Another thing that inspires me in my music at the moment is my niece Jesse. She's 13 but she's an inch taller than me, with black hair and blue eyes. Sometimes when I'm running on my treadmill and listening to music on my CD player, I'll be singing and howling along while Jesse's in the same room and I'll make her listen to how the singer is singing. Jesse was with me when I wrote four songs for the last Fleetwood Mac album, and she even got to sing on the title track, "Say You Will." That was fun.

It's not that I want to push her into music. I would never do that. The arts are not something that you can push on anybody. People either have it or they don't. I really believe that. I would say to girls who are thinking about getting into making music that the most important thing to do is to learn how to play an instrument well. If you're a girl who can play, you can always get a job. You can play keyboards or guitar in a band no problem. Since you're a girl, you're even more special.

But making it all last, you know, having longevity, is another story. The thing that's kept me going all these years is absolutely "the music." It sounds like a cliché, but the music is way more personally motivating than being in a band. Yes, I was in a band, but it's not like Lindsey Buckingham and I wrote songs together. We never did. We were very, very separate in that. He was a very good producer for my music but that was that.

I was very selfish and was not willing to give up my art for a family and a husband. Now, at this point in my life, I am really glad, because I see so many of the people that did get married and did have relationships—they're all divorced, they're all miserable, their children are miserable, and it's like I'm thinking to myself: "You made the right decision."

I guess for me, as a woman, there was nobody who would tolerate my lifestyle. Even the richest of rock stars had reason to be jealous of me. The poorest of people, the waiter, the great men in my life, it hit them all very hard.

There was the waiter. There were the doormats and the security guards with some other famous bands. There were all these really beautiful and sweet men who have been in my life and then there's the rich, famous men, but at some point or another, my life was too much for ALL of them. They started to make demands. Like, "Where are you going? And what do you mean you're coming home from your tour but you're stopping over in England for a month?"

That kind of thing doesn't go over well. The long black limousine drives up the long path to your house to pick you up and your boyfriend is waving goodbye to you.
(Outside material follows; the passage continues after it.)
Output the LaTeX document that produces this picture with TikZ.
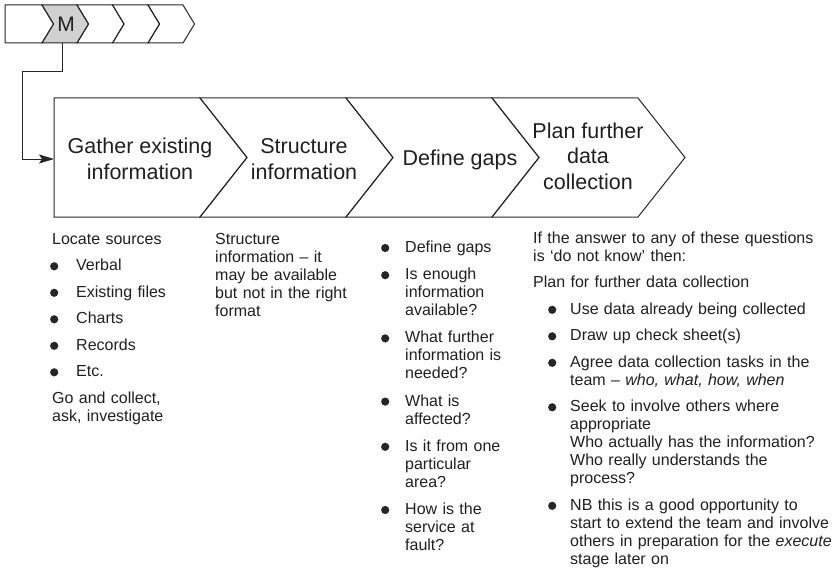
\documentclass[tikz,border=0pt]{standalone}
\usepackage{fontspec}
\setmainfont{Liberation Sans}
\usetikzlibrary{arrows.meta}
\newlength\tind
\newlength\bpos
\newcommand\bulletmark{\makebox[0pt]{\tikz[x=1pt,y=1pt,baseline=0pt]\fill[black!85] (0,4.4) circle (4.1pt);}}
\newcommand\bitem{\par\hangindent=\tind\hangafter=0\noindent\llap{\bulletmark\hspace*{\dimexpr\tind-\bpos\relax}}}
\begin{document}
\begin{tikzpicture}[x=1pt,y=-1pt,
  chev/.style={draw=black!85, line width=1pt, line join=miter},
  conn/.style={draw=black!85, line width=1pt},
  head/.style={font=\fontsize{21.5}{25.5}\selectfont, align=center, inner sep=0pt, text=black!88},
  col/.style={anchor=north west, inner sep=0pt, align=left, font=\fontsize{16}{18}\selectfont, text=black!88},
]
\useasboundingbox (0,0) rectangle (834,575);

% small chevron strip
\fill[black!18] (42,5) -- (77,5) -- (88.5,24) -- (77,43) -- (42,43) -- (53.5,24) -- cycle;
\draw[chev] (5,5) -- (42,5) -- (53.5,24) -- (42,43) -- (5,43) -- cycle;
\draw[chev] (42,5) -- (77,5) -- (88.5,24) -- (77,43) -- (42,43) -- (53.5,24) -- cycle;
\draw[chev] (77,5) -- (112.5,5) -- (124,24) -- (112.5,43) -- (77,43) -- (88.5,24) -- cycle;
\draw[chev] (112.5,5) -- (148,5) -- (159.5,24) -- (148,43) -- (112.5,43) -- (124,24) -- cycle;
\draw[chev] (148,5) -- (183,5) -- (194.5,24) -- (183,43) -- (148,43) -- (159.5,24) -- cycle;
\node[font=\fontsize{21}{21}\selectfont, text=black!88, inner sep=0pt] (M) at (66,24) {M};

% big chevrons
\draw[chev] (54,98) -- (200,98) -- (247,157.5) -- (200,217) -- (54,217) -- cycle;
\draw[chev] (200,98) -- (346,98) -- (393,157.5) -- (346,217) -- (200,217) -- (247,157.5) -- cycle;
\draw[chev] (346,98) -- (492,98) -- (539,157.5) -- (492,217) -- (346,217) -- (393,157.5) -- cycle;
\draw[chev] (492,98) -- (638,98) -- (685,157.5) -- (638,217) -- (492,217) -- (539,157.5) -- cycle;

\node[head] (h1) at (140,159) {Gather existing\\information};
\node[head] (h2) at (304,159) {Structure\\information};
\node[head, anchor=base] (h3) at (460,165) {Define gaps};
\node[head] (h4) at (588,156) {Plan further\\data\\collection};

% connector
\coordinate (Mbot) at (62,43);
\coordinate (k1) at (62,72);
\coordinate (k2) at (22,72);
\coordinate (k3) at (22,159);
\coordinate (Gin) at (54,159);
\draw[conn, -{Stealth[length=15pt,width=9pt,inset=3pt]}] (Mbot) -- (k1) -- (k2) -- (k3) -- (Gin);

% text columns
\node[col, text width=150pt] (c1) at (52,232) {\setlength\parskip{8.5pt}\setlength\bpos{2pt}\setlength\tind{24pt}%
\rule{0pt}{12pt}Locate sources
\bitem Verbal
\bitem Existing files
\bitem Charts
\bitem Records
\bitem Etc.
\par\noindent Go and collect,\newline ask, investigate\par};

\node[col, text width=150pt] (c2) at (215,232) {\rule{0pt}{12pt}Structure\newline information -- it\newline may be available\newline but not in the right\newline format\par};

\node[col, text width=140pt] (c3) at (381,225) {\setlength\parskip{9.2pt}\setlength\bpos{4pt}\setlength\tind{24pt}%
\bitem\rule{0pt}{12pt}Define gaps
\bitem Is enough\newline information\newline available?
\bitem What further\newline information is\newline needed?
\bitem What is\newline affected?
\bitem Is it from one\newline particular\newline area?
\bitem How is the\newline service at\newline fault?\par};

\node[col, text width=300pt] (c4) at (533,231) {\setlength\parskip{8.5pt}\setlength\bpos{19pt}\setlength\tind{37pt}%
\rule{0pt}{12pt}If the answer to any of these questions\newline is ‘do not know’ then:
\par\noindent Plan for further data collection
\bitem Use data already being collected
\bitem Draw up check sheet(s)
\bitem Agree data collection tasks in the\newline team -- \textit{who, what, how, when}
\bitem Seek to involve others where\newline appropriate\newline Who actually has the information?\newline Who really understands the\newline process?
\bitem NB this is a good opportunity to\newline start to extend the team and involve\newline others in preparation for the \textit{execute}\newline stage later on\par};
\end{tikzpicture}
\end{document}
It's never fun to be left. It wouldn't be for me.

I had my chances but I would never marry a rock star either. Because you can never trust them. I know, I have watched them while I was out there. There was an unspoken society, which Christine McVie and I always stayed completely away from. We didn't really ever know what the rest of the boys in our band did, but we knew what boys in other bands did because that gossip got to us. Whatever went on in Fleetwood Mac was kept from us. We didn't wanna know anyway. As a woman who lived in that world of groupies and rock and roll excess, I can understand why the men do what they do. But I don't have to like it.

I swear on my mom's grave (and she's not even dead yet) that Christine and I didn't go out and have one-night stands while we were on tour. We never met someone in a coffee shop and then went back and slept with them, ever. But the guys would. And in the rest of the world it happens all the time and it's not a big deal. It still happens now with all the new rock and roll bands.

Whatever went on—and plenty of things did—I'm just grateful that I've had so many beautiful memories in this life of music. I would say the most memorable day I ever had was when I was 29 and we played the first ever "Day on the Green" concert in San Francisco. It was Peter Frampton headlining. We were on before him. The concert was a tribute to the success of Peter's Frampton Comes Alive album, so the promoter Bill Graham had built a huge fairy tale castle on top of this massive stadium stage. The castle was so gorgeous. It was sparkling and glittering, and it had turrets and stairs that went up on both sides. The turrets had seats, so it had this Rapunzel kind of feeling. This was the beginning of 1976, and at that point Lindsey and I had only done a small tour with Fleetwood Mac, where there were like 5,000 people per show. This audience was 75,000 people!

We had no idea what to expect. When I got there, I saw each of our dressing rooms had personalized, carved-wood signs in beautiful calligraphy with our names written on them. Of course they were just trailers, but oh what trailers they were!

The first performer was this guy named Lee Michaels. I'd lived in San Francisco, where he's from, so I was a fan of his already. I went out and hid on the side of the stage and watched the show, and then I went back and got dressed during the last half of the next act's set. When we finally got on stage to do our set, I just thought to myself: "Where would I ever want to be in the world except for this sparkling castle in front of 75,000 people?"

I was standing in the middle of the stage thinking, "This is the big time!"

Even better than that was that my best friend and I got to go up the stairs on the side of the castle and sit in those little princess chairs and watch Peter Frampton play live. Peter's an amazing guitarist and back then he had that shoulder length golden hair. He was so gorgeous. He looked like a king. So to sit up there and watch him from that vantage point was just wonderful. When the show was over there was a huge party in Frampton's hotel suite. It was just a magnificent rock and roll moment.

At the party, everybody was drunk. But I can remember it like it was yesterday, so that means it was fun. Everybody was drinking wine, and there were wine spritzers there because of all the English people. It was a beautiful thing. At that point the serious drugs hadn't kicked in yet.
So yes, some bad days came later, but there's always been good days too. All of it, the good and the bad, is what allows me to sit now in a house that overlooks the ocean and have complete freedom in my life. I'm just really grateful to music every day.